Connor Vest
- Born: 26 April 1994 (age 32) Queanbeyan, New South Wales, Australia
- Height: 195 cm (6 ft 5 in)
- Weight: 115 kg (254 lb; 18 st 2 lb)
- School: Grafton High School

Rugby union career
- Position(s): Lock, Flanker
- Current team: Reds

Youth career
- Grafton Rugby Club

Amateur team(s)
- Years: Team / Apps / (Points)
- 2014–2019: Northern Suburbs / 64 / (75)
- 2019–: University of Queensland

Senior career
- Years: Team / Apps / (Points)
- 2016–2018: Sydney Rays / 21 / (17)
- 2019: NSW Country Eagles / 4 / (5)
- 2022: Auckland / 8 / (8)
- Correct as of 1 October 2022

Super Rugby
- Years: Team / Apps / (Points)
- 2022–2025: Reds / 26 / (5)
- Correct as of 17 May 2025

= Connor Vest =

Australian rugby union player

Connor Vest (born 26 April 1994) is a retired Australian rugby union player.
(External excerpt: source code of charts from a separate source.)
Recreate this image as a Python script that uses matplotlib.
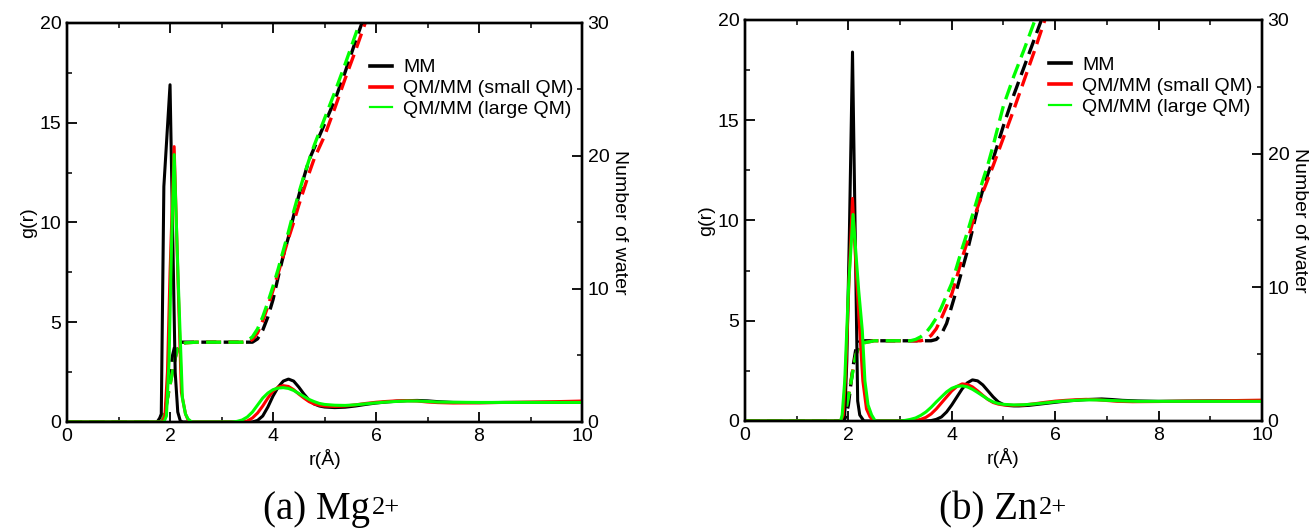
import matplotlib
matplotlib.use("Agg")
import matplotlib.pyplot as plt
from matplotlib.lines import Line2D
from matplotlib.ticker import MultipleLocator

plt.rcParams['font.family'] = ['Liberation Sans', 'DejaVu Sans']

# ---- labels ----
legend_labels = ["MM", "QM/MM (small QM)", "QM/MM (large QM)"]
colors = ["#000000", "#ff0000", "#00ff00"]
captions = ["(a) Mg", "(b) Zn"]
caption_sup = "2+"

# ---- Mg2+ : g(r) ----
mg_mm_r = [0, 1.75, 1.8, 1.83, 1.88, 2.0, 2.1, 2.15, 2.2, 2.25, 3.6, 3.7, 3.8, 3.9, 4.0,
           4.1, 4.2, 4.3, 4.4, 4.5, 4.6, 4.7, 4.8, 4.9, 5.0, 5.2, 5.4, 5.6, 5.8, 6.0, 6.2,
           6.4, 6.6, 6.8, 7.0, 7.2, 7.5, 8.0, 8.5, 9.0, 9.5, 10.0]
mg_mm_g = [0, 0, 0.2, 0.4, 11.8, 16.9, 2.5, 0.5, 0.05, 0, 0, 0.08, 0.3, 0.75, 1.3,
           1.75, 2.05, 2.15, 2.05, 1.75, 1.4, 1.1, 0.9, 0.8, 0.75, 0.72, 0.74, 0.8, 0.88, 0.95, 1.0,
           1.04, 1.07, 1.08, 1.06, 1.02, 0.98, 0.97, 0.98, 0.98, 0.98, 0.99]
mg_small_r = [0, 1.85, 1.9, 1.95, 2.0, 2.08, 2.15, 2.22, 2.3, 2.35, 2.4, 3.4, 3.5, 3.6, 3.7,
              3.8, 3.9, 4.0, 4.1, 4.2, 4.3, 4.4, 4.5, 4.6, 4.7, 4.8, 4.9, 5.0, 5.2, 5.4, 5.6,
              5.8, 6.0, 6.2, 6.4, 6.6, 6.8, 7.0, 7.2, 7.5, 8.0, 8.5, 9.0, 9.5, 10.0]
mg_small_g = [0, 0, 0.3, 2.5, 7.5, 13.8, 7.5, 1.5, 0.4, 0.1, 0, 0, 0.05, 0.2, 0.45,
              0.8, 1.2, 1.55, 1.75, 1.82, 1.78, 1.62, 1.4, 1.2, 1.02, 0.9, 0.84, 0.8, 0.78, 0.8, 0.86,
              0.93, 0.99, 1.03, 1.06, 1.07, 1.05, 1.0, 0.97, 0.95, 0.96, 0.98, 1.0, 1.02, 1.05]
mg_large_r = [0, 1.88, 1.93, 1.98, 2.03, 2.08, 2.16, 2.24, 2.3, 2.35, 2.42, 3.2, 3.3, 3.4, 3.5,
              3.6, 3.7, 3.8, 3.9, 4.0, 4.1, 4.2, 4.3, 4.4, 4.5, 4.6, 4.7, 4.8, 4.9, 5.0, 5.2,
              5.4, 5.6, 5.8, 6.0, 6.2, 6.4, 6.6, 6.8, 7.0, 7.2, 7.5, 8.0, 8.5, 9.0, 9.5, 10.0]
mg_large_g = [0, 0, 0.3, 3.0, 9.0, 13.4, 7.0, 1.2, 0.4, 0.15, 0, 0, 0.03, 0.1, 0.25,
              0.5, 0.85, 1.2, 1.45, 1.62, 1.7, 1.72, 1.68, 1.58, 1.43, 1.28, 1.13, 1.02, 0.93, 0.88, 0.84,
              0.83, 0.86, 0.91, 0.96, 1.0, 1.03, 1.05, 1.05, 1.03, 1.0, 0.99, 0.98, 0.98, 0.98, 0.98, 0.98]

# ---- Mg2+ : number of water ----
mg_mm_nr = [0, 1.85, 1.9, 1.95, 2.0, 2.05, 2.1, 2.15, 3.6, 3.7, 3.8, 3.9, 4.0, 4.1, 4.2,
            4.3, 4.4, 4.5, 4.6, 4.7, 4.8, 5.0, 5.2, 5.4, 5.6, 5.8, 6.0]
mg_mm_n = [0, 0, 0.5, 1.8, 3.5, 5.0, 5.8, 6.0, 6.0, 6.25, 6.9, 7.9, 9.2, 10.9, 12.5,
           13.9, 15.5, 17.0, 18.4, 19.7, 20.6, 22.4, 24.2, 26.3, 28.6, 30.8, 33.0]
mg_small_nr = [0, 1.85, 1.9, 1.95, 2.0, 2.05, 2.1, 2.15, 2.2, 2.3, 2.5, 3.5, 3.6, 3.7, 3.8,
               3.9, 4.0, 4.1, 4.2, 4.3, 4.4, 4.5, 4.6, 4.7, 4.8, 5.0, 5.2, 5.4, 5.6, 5.8, 6.0]
mg_small_n = [0, 0, 0.8, 1.8, 2.8, 3.8, 4.8, 5.5, 5.8, 5.95, 6.0, 6.0, 6.2, 6.7, 7.6,
              8.7, 9.9, 11.2, 12.5, 13.8, 15.0, 16.3, 17.5, 18.7, 19.8, 21.5, 23.6, 25.8, 27.9, 30.1, 32.3]
mg_large_nr = [0, 1.85, 1.9, 1.95, 2.0, 2.05, 2.1, 2.15, 2.2, 2.3, 2.5, 3.4, 3.5, 3.6, 3.7,
               3.8, 3.9, 4.0, 4.1, 4.2, 4.3, 4.4, 4.5, 4.6, 4.7, 4.8, 5.0, 5.2, 5.4, 5.6, 5.8]
mg_large_n = [0, 0, 0.8, 1.8, 2.8, 3.8, 4.8, 5.5, 5.8, 5.95, 6.0, 6.0, 6.1, 6.4, 7.0,
              7.9, 9.0, 10.2, 11.5, 12.9, 14.3, 15.8, 17.2, 18.5, 19.7, 20.8, 22.8, 24.8, 26.9, 29.1, 31.3]

# ---- Zn2+ : g(r) ----
zn_mm_r = [0, 1.9, 1.93, 1.97, 2.02, 2.08, 2.14, 2.18, 2.22, 2.3, 3.5, 3.6, 3.7, 3.8, 3.9,
           4.0, 4.1, 4.2, 4.3, 4.4, 4.5, 4.6, 4.7, 4.8, 4.9, 5.0, 5.1, 5.2, 5.3, 5.5, 5.7,
           5.9, 6.1, 6.3, 6.5, 6.7, 6.9, 7.1, 7.3, 7.6, 8.0, 8.5, 9.0, 9.5, 10.0]
zn_mm_g = [0, 0, 0.3, 3.0, 9.4, 18.4, 8.0, 1.0, 0.3, 0, 0, 0.02, 0.08, 0.2, 0.45,
           0.8, 1.2, 1.6, 1.9, 2.05, 2.0, 1.8, 1.5, 1.2, 0.95, 0.82, 0.77, 0.75, 0.75, 0.78, 0.84,
           0.9, 0.96, 1.01, 1.05, 1.08, 1.1, 1.07, 1.03, 1.0, 0.98, 0.99, 1.0, 1.0, 1.0]
zn_small_r = [0, 1.85, 1.9, 1.95, 2.02, 2.08, 2.15, 2.22, 2.28, 2.35, 2.42, 2.5, 3.2, 3.3, 3.4,
              3.5, 3.6, 3.7, 3.8, 3.9, 4.0, 4.1, 4.2, 4.3, 4.4, 4.5, 4.6, 4.7, 4.8, 4.9, 5.0,
              5.2, 5.4, 5.6, 5.8, 6.0, 6.2, 6.4, 6.6, 6.8, 7.0, 7.2, 7.5, 8.0, 8.5, 9.0, 9.5, 10.0]
zn_small_g = [0, 0, 0.3, 2.5, 7.5, 11.1, 7.5, 4.5, 2.0, 0.6, 0.2, 0, 0, 0.03, 0.08,
              0.18, 0.35, 0.6, 0.9, 1.2, 1.5, 1.72, 1.85, 1.82, 1.7, 1.5, 1.28, 1.07, 0.92, 0.84, 0.8,
              0.78, 0.8, 0.86, 0.93, 0.99, 1.03, 1.06, 1.08, 1.06, 1.02, 0.98, 0.96, 0.97, 0.99, 1.0, 1.02, 1.04]
zn_large_r = [0, 1.85, 1.88, 1.93, 2.0, 2.09, 2.2, 2.27, 2.32, 2.38, 2.45, 2.52, 3.0, 3.1, 3.2,
              3.3, 3.4, 3.5, 3.6, 3.7, 3.8, 3.9, 4.0, 4.1, 4.2, 4.3, 4.4, 4.5, 4.6, 4.7, 4.8,
              4.9, 5.0, 5.2, 5.4, 5.6, 5.8, 6.0, 6.2, 6.4, 6.6, 6.8, 7.0, 7.3, 7.6, 8.0, 9.0, 10.0]
zn_large_g = [0, 0, 0.3, 2.0, 6.5, 10.3, 6.5, 4.5, 2.0, 0.8, 0.3, 0, 0, 0.03, 0.08,
              0.15, 0.28, 0.45, 0.68, 0.95, 1.2, 1.45, 1.63, 1.73, 1.75, 1.7, 1.58, 1.42, 1.25, 1.08, 0.95,
              0.87, 0.83, 0.8, 0.81, 0.85, 0.9, 0.96, 1.0, 1.03, 1.05, 1.05, 1.03, 1.0, 0.98, 0.98, 0.98, 0.98]

# ---- Zn2+ : number of water ----
zn_mm_nr = [0, 1.9, 1.95, 2.0, 2.05, 2.1, 2.15, 2.2, 2.3, 3.6, 3.7, 3.8, 3.9, 4.0, 4.1,
            4.2, 4.3, 4.4, 4.5, 4.6, 4.7, 4.8, 5.0, 5.2, 5.4, 5.6, 5.8]
zn_mm_n = [0, 0, 0.3, 1.2, 2.8, 4.3, 5.5, 5.9, 6.0, 6.0, 6.1, 6.5, 7.3, 8.6, 9.9,
           11.3, 12.7, 14.3, 15.9, 17.3, 18.5, 19.6, 22.1, 24.4, 26.5, 28.6, 30.7]
zn_small_nr = [0, 1.85, 1.9, 1.95, 2.0, 2.05, 2.1, 2.15, 2.2, 2.3, 2.5, 3.4, 3.5, 3.6, 3.7,
               3.8, 3.9, 4.0, 4.1, 4.2, 4.3, 4.4, 4.5, 4.6, 4.7, 4.8, 5.0, 5.2, 5.4, 5.6, 5.8, 6.0]
zn_small_n = [0, 0, 0.3, 0.9, 1.9, 3.0, 4.1, 5.0, 5.5, 5.85, 6.0, 6.0, 6.1, 6.4, 6.9,
              7.7, 8.6, 9.5, 10.8, 12.2, 13.4, 14.8, 16.0, 17.1, 18.1, 19.1, 21.2, 23.3, 25.5, 27.7, 30.0, 32.2]
zn_large_nr = [0, 1.85, 1.9, 1.95, 2.0, 2.05, 2.1, 2.15, 2.2, 2.3, 2.5, 3.2, 3.3, 3.4, 3.5,
               3.6, 3.7, 3.8, 3.9, 4.0, 4.1, 4.2, 4.3, 4.4, 4.5, 4.6, 4.7, 4.8, 5.0, 5.2, 5.4, 5.6, 5.8]
zn_large_n = [0, 0, 0.2, 0.8, 1.8, 2.9, 4.0, 5.0, 5.5, 5.85, 6.0, 6.0, 6.1, 6.3, 6.6,
              7.1, 7.7, 8.5, 9.4, 10.3, 11.6, 12.9, 14.1, 15.4, 16.7, 18.0, 19.2, 20.6, 23.6, 25.8, 27.8, 29.9, 32.0]

panels = [
    dict(pos=[0.0511, 0.2038, 0.3925, 0.7530], cap_x=0.282,
         g=[(mg_mm_r, mg_mm_g), (mg_small_r, mg_small_g), (mg_large_r, mg_large_g)],
         n=[(mg_mm_nr, mg_mm_n), (mg_small_nr, mg_small_n), (mg_large_nr, mg_large_n)]),
    dict(pos=[0.5678, 0.2057, 0.3941, 0.7566], cap_x=0.7904,
         g=[(zn_mm_r, zn_mm_g), (zn_small_r, zn_small_g), (zn_large_r, zn_large_g)],
         n=[(zn_mm_nr, zn_mm_n), (zn_small_nr, zn_small_n), (zn_large_nr, zn_large_n)]),
]

fig = plt.figure(figsize=(13.12, 5.30), dpi=100)

for i, p in enumerate(panels):
    ax = fig.add_axes(p['pos'])
    ax2 = ax.twinx()
    ax.set_zorder(ax2.get_zorder() + 1)
    ax.patch.set_visible(False)

    for (r, g), c in zip(p['g'], colors):
        ax.plot(r, g, color=c, lw=2.2, solid_joinstyle='round')
    for (r, n), c in zip(p['n'], colors):
        ax2.plot(r, n, color=c, lw=2.4, linestyle=(0, (4.5, 2.2)))

    ax.set_xlim(0, 10)
    ax.set_ylim(0, 20)
    ax2.set_ylim(0, 30)
    ax.xaxis.set_major_locator(MultipleLocator(2))
    ax.xaxis.set_minor_locator(MultipleLocator(1))
    ax.yaxis.set_major_locator(MultipleLocator(5))
    ax.yaxis.set_minor_locator(MultipleLocator(2.5))
    ax2.yaxis.set_major_locator(MultipleLocator(10))
    ax2.yaxis.set_minor_locator(MultipleLocator(5))

    ax.tick_params(axis='x', which='both', direction='in', top=True, labelsize=14, pad=4)
    ax.tick_params(axis='y', which='both', direction='in', right=False, labelsize=14, pad=4)
    ax2.tick_params(axis='y', which='both', direction='in', labelsize=14, pad=4)
    for a in (ax, ax2):
        a.tick_params(which='major', length=7, width=1.3)
        a.tick_params(which='minor', length=3.8, width=1.1)
        for s in a.spines.values():
            s.set_linewidth(1.7)

    ax.set_xlabel('r(Å)', fontsize=14, labelpad=3)
    ax.set_ylabel('g(r)', fontsize=14, labelpad=2)
    ax2.set_ylabel('Number of water', fontsize=14, rotation=270, va='bottom', labelpad=1)

    handles = [Line2D([], [], color=c, lw=w) for c, w in zip(colors, [2.6, 2.6, 1.6])]
    ax.legend(handles, legend_labels, loc='upper left', bbox_to_anchor=(0.588, 0.91),
              frameon=False, fontsize=14, borderpad=0, borderaxespad=0,
              handlelength=1.15, handletextpad=0.55, labelspacing=0.17)

    # caption with superscript charge
    t = fig.text(p['cap_x'], 0.038, captions[i], ha='right', va='center',
                 fontsize=28, family='Liberation Serif')
    fig.text(0, 0, caption_sup, fontsize=19, family='Liberation Serif',
             ha='left', va='top', transform=matplotlib.transforms.offset_copy(
                 t.get_transform(), fig=fig, x=0, y=0))
    t.set_visible(True)

fig.canvas.draw()
# place superscripts right after the caption text
texts = [tx for tx in fig.texts]
for k in range(0, len(texts), 2):
    base, sup = texts[k], texts[k + 1]
    bb = base.get_window_extent()
    inv = fig.transFigure.inverted()
    x0, y1 = inv.transform((bb.x1 + 2, bb.y1 - 6))
    sup.set_transform(fig.transFigure)
    sup.set_position((x0, y1))

fig.savefig('out.png', dpi=100)
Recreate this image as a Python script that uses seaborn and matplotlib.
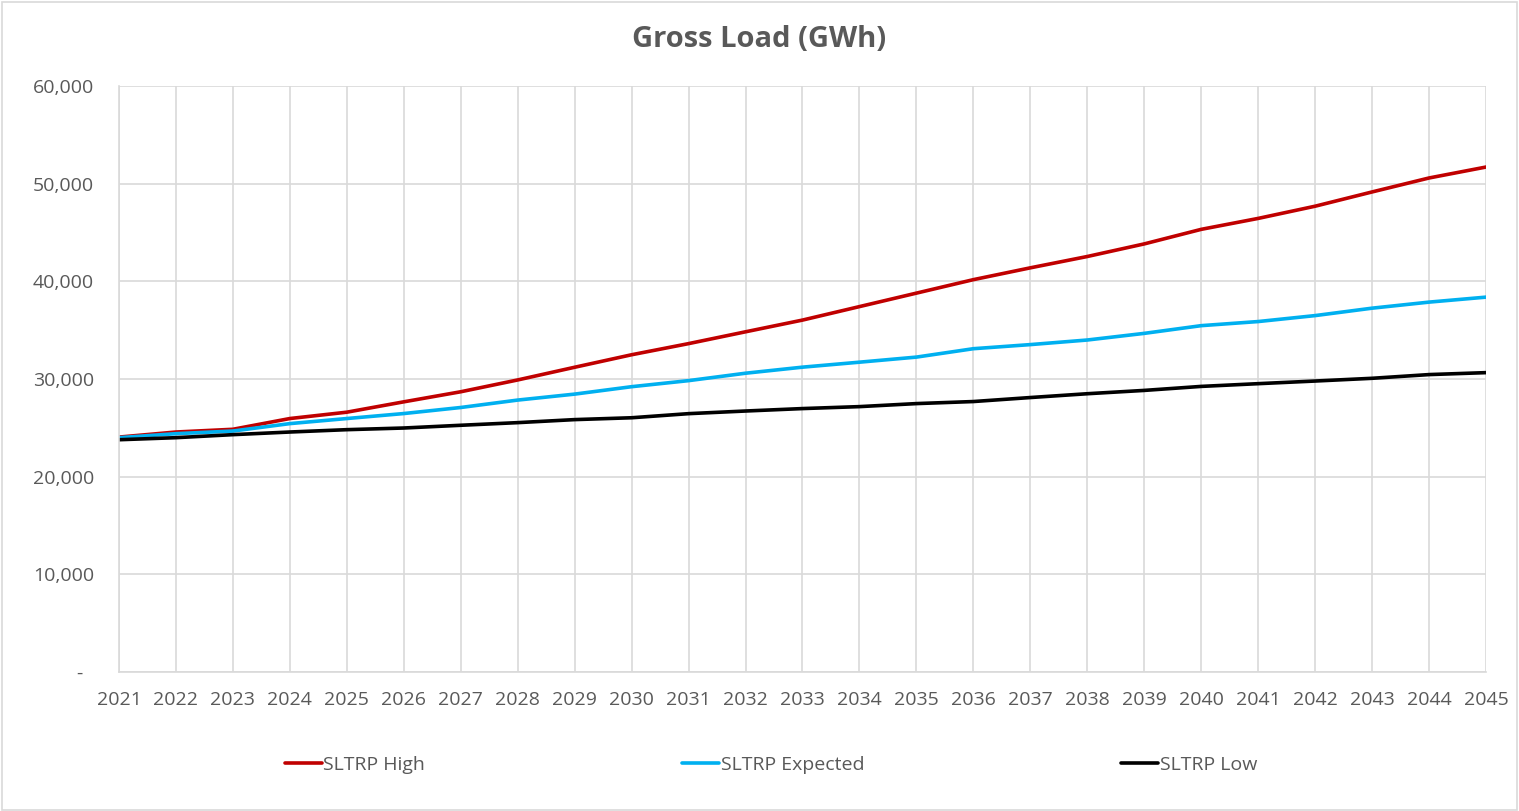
import pandas as pd
import matplotlib.pyplot as plt
import seaborn as sns
from matplotlib.patches import Rectangle

# values (GWh)
years = list(range(2021, 2046))
high = [24050, 24570, 24850, 25950, 26600, 27660, 28690, 29900, 31200, 32480,
        33620, 34830, 36030, 37410, 38790, 40170, 41380, 42540, 43830, 45320,
        46440, 47690, 49150, 50580, 51700]
expected = [23990, 24400, 24670, 25430, 25950, 26460, 27080, 27840, 28450, 29210,
            29830, 30590, 31210, 31720, 32240, 33100, 33520, 33990, 34670, 35460,
            35880, 36490, 37250, 37870, 38380]
low = [23780, 23990, 24300, 24570, 24810, 24980, 25260, 25530, 25840, 26030,
       26450, 26720, 26970, 27170, 27480, 27690, 28100, 28490, 28830, 29240,
       29520, 29790, 30070, 30450, 30650]
series_names = ["SLTRP High", "SLTRP Expected", "SLTRP Low"]
colors = ["#C00000", "#00B0F0", "#000000"]
y_ticks = [0, 10000, 20000, 30000, 40000, 50000, 60000]


def main():
    df = pd.DataFrame({"Year": years * 3,
                       "GWh": high + expected + low,
                       "Scenario": [n for n in series_names for _ in years]})

    sns.set_theme(style="white")
    plt.rcParams["font.family"] = ["Open Sans", "DejaVu Sans"]
    text_col = "#595959"
    grid_col = "#D9D9D9"

    fig = plt.figure(figsize=(15.19, 8.11), dpi=100)
    ax = fig.add_axes([0.0783, 0.1714, 0.9, 0.7226])

    sns.lineplot(data=df, x="Year", y="GWh", hue="Scenario",
                 hue_order=series_names, palette=colors, linewidth=2.6, ax=ax)

    ax.set_xlim(2021, 2045)
    ax.set_ylim(0, 60000)
    ax.set_xticks(years)
    ax.set_xticklabels([str(y) for y in years])
    ax.set_yticks(y_ticks)
    ax.set_yticklabels(["-  " if v == 0 else f"{v:,}" for v in y_ticks])
    ax.grid(True, color=grid_col, linewidth=1.2)
    ax.set_axisbelow(True)
    for side in ["top", "right"]:
        ax.spines[side].set_visible(False)
    for side in ["left", "bottom"]:
        ax.spines[side].set_color(grid_col)
        ax.spines[side].set_linewidth(1.2)
    ax.tick_params(axis="both", length=0, colors=text_col, labelsize=14)
    ax.tick_params(axis="y", pad=18)
    ax.tick_params(axis="x", pad=14)
    ax.set_xlabel("")
    ax.set_ylabel("")

    fig.suptitle("Gross Load (GWh)", x=0.5, y=0.969, fontsize=21,
                 fontweight="bold", color=text_col)

    leg = ax.legend(loc="center", bbox_to_anchor=(0.477, -0.159), ncol=3,
                    frameon=False, fontsize=14, handlelength=1.9,
                    handletextpad=0.1, columnspacing=13.2)
    for t in leg.get_texts():
        t.set_color(text_col)

    # light border around the whole chart area
    fig.patches.append(Rectangle((0.001, 0.001), 0.998, 0.997,
                                 transform=fig.transFigure, fill=False,
                                 edgecolor=grid_col, linewidth=1.2))

    fig.savefig("out.png", dpi=100)


if __name__ == "__main__":
    main()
Vest most recently played for the Queensland Reds in the Super Rugby primarily as a lock, and secondarily as across the back row.

==Career==
Vest was born in Queanbeyan, New South Wales on the outskirts of the Australian Capital Territory (ACT). He was educated at Grafton High School in Northern New South Wales where he played junior rugby for the Grafton Rugby Club. In 2014 Vest was selected in the Waratahs under-20s team.

After playing club rugby in Sydney's Shute Shield, Vest joined the North Harbour Rays (later known as Sydney Rays) in the National Rugby Championship (NRC), being announced in their 32-player squad for 2017. Vest had trained with the squad ahead of the 2016 season but was not selected. Vest played three seasons with the Rays alongside club rugby in the Shute Shield before disruptions stemming from the COVID-19 pandemic ended the NRC.

===Reds===
Vest was named in the Queensland Reds' 23-man team sheet in March 2022 ahead of their fourth round fixture against the Fijian Drua in the inaugural Super Rugby Pacific season. Vest played in ten matches throughout his debut season, scoring one try in the process. Following his first season with the Reds, Vest signed with Auckland in New Zealand's National Provincial Championship (NPC). He played in eight games, starting in four of them, all in the lock position.

===Neck injury===
In Round 14 of the 2023 Super Rugby season, Vest suffered a severe neck injury while playing against the Highlanders at Forsyth Barr Stadium in Dunedin. Vest, whom had the ball, ran head-first into opposing player Shannon Frizell, whom was trying to tackle. He received a protocol head-injury assessment (HIA) by his teams medics during a pause of play. Vest failed to pass the HIA, and less than two hours later was in hospital where it was revealed he had suffered a cervical fracture of the C7 vertebrae; also known as a broken neck. Vest's teammate Harry Wilson was critical of referee Brendon Pickerill's actions during the incident, and stated post-match: "...as a playing group we were very frustrated with the referee trying to rush him off the field. We thought that was pretty disrespectful for a player who has just broken his neck, trying to rush him off the field as if he's wasting time." The Super Rugby replied in a statement: "The comments attributed to Harry Wilson of the Reds in the media are factually incorrect and whilst they may have been well intending in support of a teammate, he has been issued with a reminder that care must be taken with public comments not to impair the public confidence in the integrity of match officials."

===Return from injury===
Vest made his return to the squad by Round 10 of the following season (2024). He made most of his impact from the bench, and played six matches for the Reds overall.